Even Dunlap himself isn’t providing the requested data to the commission on which he serves, because Maine law won’t allow it.
But in a statement issued on Wednesday afternoon through Pence’s office, Kobach insisted that “While there are news reports that 44 states have ‘refused’ to provide voter information to the Commission, these reports are patently false, more ‘fake news.’”
At present, only 14 states and the District of Columbia have refused the Commission’s request for publicly available voter information. Despite media distortions and obstruction by a handful of state politicians, this bipartisan commission on election integrity will continue its work to gather the facts through public records requests to ensure the integrity of each American’s vote because the public has a right to know.
The panel’s request “deals with how people participate in election and that’s something that people are very very protective of,” said Dunlap.
He said his office has gotten “hundreds and hundreds of e-mails uniformly saying things like, ‘Don’t you dare turn my Social Security number over to the federal government.’ A little ironic, since that’s where it comes from, but ... people are very concerned.”
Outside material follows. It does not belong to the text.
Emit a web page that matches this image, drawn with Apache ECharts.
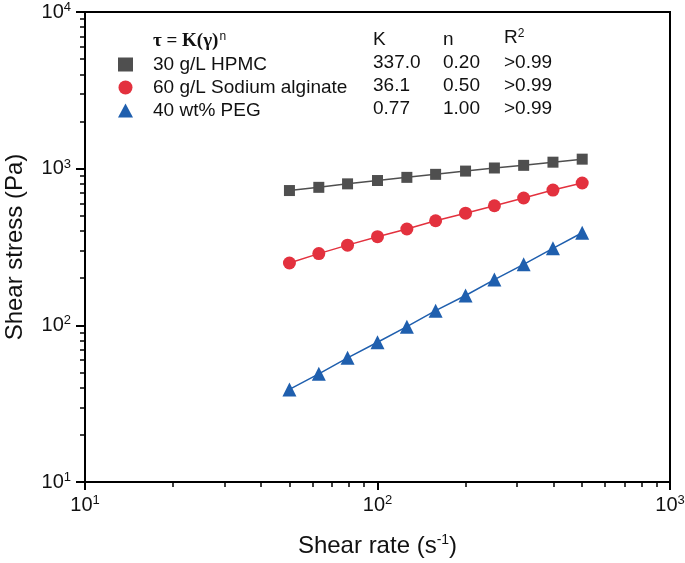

The data request — which is in part causing consternation because the panel’s plans haven’t really been laid out and because Kobach has developed a reputation as a hardliner on voter registration issues — “is something that people feel very viscerally about,” Dunlap said.
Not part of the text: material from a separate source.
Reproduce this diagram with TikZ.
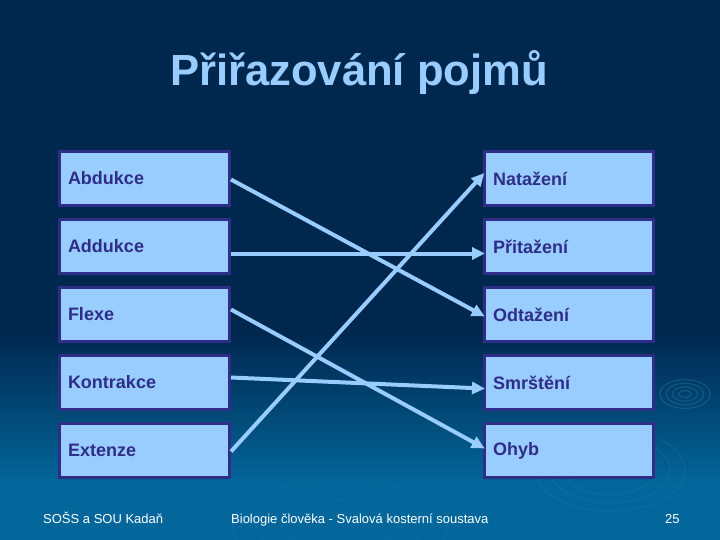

“That’s been borne out by the reaction that we’ve gotten, and I think that you’ve seen across the country on a very, very nonpartisan basis. Republicans and Democrats seem to feel the same way about it.”
During a recent conference call, members of the panel discussed “the idea of getting some gauge on how many people actually are registered to vote in more than one state — which, by the way, is not [itself alone] against the law,” Dunlap said.
“And what we talked about was that it should be a request; it should not be a demand, and it should only include that information that could be made publicly available.”
Because the commission hadn’t officially met to begin business, Dunlap said the letter signed by Kobach and sent to all 50 states wasn’t first vetted by other panel members.
As for the reaction, Dunlap said, “some of that speaks to the politics of all this because it’s the Trump administration and Kobach, who has a very electric reputation, shall we say. I think people just immediately reacted that ‘This is all a sham and don’t do this to me.’”
But Dunlap, a Democrat, thinks the panel does have potential to make a positive statement about protecting voting rights:
“The most useful thing that could come out of it is having the open discussion about the right of people to vote and the opportunity to vote and the security of elections,” he said. “And when you’re talking about enhancing security, that you don’t inadvertently put almost insurmountable barriers in front of people in participating in elections.”
The Lawyers’ Committee for Civil Rights Under Law, concerned about the potential for voter intimidation, last month opened a hotline for the public to report future run-ins or concerns with the panel once it begins its work. It has also campaigned for citizens to contact their state officials who operate elections to “demand they condemn this massive federal overreach and protect your private data.”
The committee also this week filed two federal complaints against Kobach, questioning whether he had misused his vice chairmanship of the presidential panel to promote and raise money for his 2018 run for Kansas governor.
In response, Kobach spokeswoman Samantha Poetter said via email on Wednesday, “We are certain that no Hatch Act violations have occurred. This is nothing but a bunch of liberal lawyers trying to create a story.”
The Lawyers’ Committee is now opening a fresh line of questioning ahead of the panel’s first official meeting later this month by “using a unique tool that requires the commission to make materials immediately available for inspection.”
That tool is the Federal Advisory Committee Act. It dates back to 1972 and is “legal foundation defining how federal advisory committees operate,” including requirements for holding open meetings and making information public about how such groups operate.
In a Monday letter to the voter panel, the White House counsel’s office and the Office of Administration, the Lawyers’ Committee requested details about all communications related to the panel since May 11:
“This commission has been operating in the darkness and its actions have been shrouded in secrecy,” Lawyers’ Committee President Kristen Clarke said in a statement on Wednesday.
“Through today’s action, we seek to shine light on [its] activities.”
A notice posted in the Federal Register on Wednesday gave details for the first meeting of the election integrity commission, which is set for July 19 in Washington, D.C.
The notice specifies the gathering will be accessible to the public — but just via a White House livestream — and that “there will not be oral comments from the public at this initial meeting.”’
July 5, 2017, 6:32 p.m.: This story has been updated.